Овидий вскрывает фунциональную неграмотность второй степени. Вот слушайте. Все мы страдаем от того, что сталкиваемся в интернете с людьми, которые думают медленее, знают меньше, а логические и ассоциативные ряды у них более короткие, чем у нас, но! эти люди вовлекают нас в разговор и обмен мыслями, который в принципе состояться не должен был бы. Культурные коды, а точнее, talk-сode в стране победившего пролетарита размыты, как нигде в мире, между тем как беседа или обмен мнениями может состояться только при общих кульурных кодах. Ну о чем я могу разговаривать с человеком, которому нравится Белянин? О погоде и ценах, в лучшем случае, не трогая ничего экзистенциального. Точно также я не могу разговаривать о сложных вещах со Шмараковым или, скажем, Еськовым — их коды сложнее и проработаннее моих, мне просто нечего им сказать по существу.
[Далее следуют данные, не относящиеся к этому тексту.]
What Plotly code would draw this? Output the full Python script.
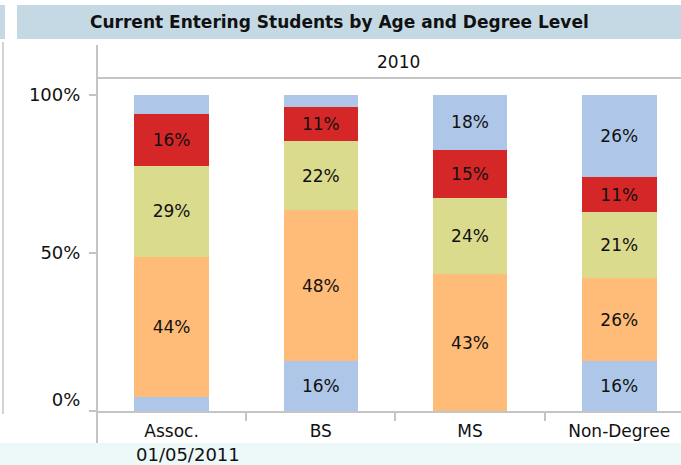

Впрочем, я отвлеклась. О функциональной неграмотности, да.

Неспособность понять написанное при умении складывать буквы в слова называется функциональной неграмотностью. Очевидно, что эта ф.н. имеет свои степени, и Овидий в изгнании является лакмусовой бумажкой для ф.н. степени более высокой, — человек читает его и раздражается, не понимая, что это, о чем и зачем написано. Он, безусловно, знает "Три мушкетера", но история про четырех сантехников, которые сначала были три и один, но потом против них выступили пять электриков и так далее ничего ему не говорит, поскольку его логические и ассоциативные цепи слишком коротки, чтобы ухватить смысл и, соответственно, тонкий юмор положения. Фактически прочесть Овидия — не механически пересечь глазами, а воспринять перекрещение литературного и ассоциативного потока с потоком создаваемых автором образов и видений — человек с определенной степенью ф.н. не может чисто технически. Кого мы обманываем? Зачем эта игра в демократию, которой нет и в равенство, если мы лишь созданы с равными возможностями, но каждый прилагает разное усилие к их развитию и результат получает совсем разный?

Моя радость от существования Овидия в изгнании связана не только с удовольствием, которое он доставил лично мне, но и имеет вполне утилитарный смысл — впервые у нас появилось произведение, которое может стать маркировочным; не иностранный писатель, а русскоязычный, живой и доступный для созерцания, по крайней мере в его ЖЖ, чтение которого само по себе — изысканное наслаждение; вещь знаковая, обещающая — вместе с Каллиопой и тем, что Р.Л. еще изволит написать — стать центром притяжения и формирования общего поля для множества людей, нуждающихся в этом обособленности; поля, в котором сохраняется и высокая литература и тот особый склад мышления, речи и чувств, который возникает под ее влиянием.

Ну и внешность у Р.Л. соответствующая, как с визатнийских икон, приправленная каким-то трагизмом неупокоенной души Мендельштама, при том, что внутри он, — Шмараков, а не Мендельштам — настоящий аватар Локки и вообще большой шалун.


UPD И нет, это не роман из жизни сантехников; персонажей там до чрезвычайности и в разнообразии — например, красивая работник таможни с львиными лапами и хвостом, морское чудище с именем Мисюсь, неказистый аспирант Федор, сначала оказывающийся мужем трансвестированных Лии и Рахиль, а потом в схватке, подобной той, коя происходила между Иаковом, их мужем, и Яхве, Иаков, то есть Федор, сам становится реминисценцией Яхве, в остальное же время остающется смотрителем тюленей с греческими именами и склонностью к демагогии, Лия меж тем превращается в некую Агарь, изгнанную в пустыню, — все, разумеется, в виде крайне далеком от оригиналов... не говоря о реминисценций на наши мультфильмы в количестве...ах, да, еще телескопические сычи, которые, как я подозреваю, произошли от гоблиновских гигантских ласточек-убийц...ну и еще персонажей сто, если верить счету самого автора. Такой себе бурлеск, осциллирующий до фантасмагории и обратно.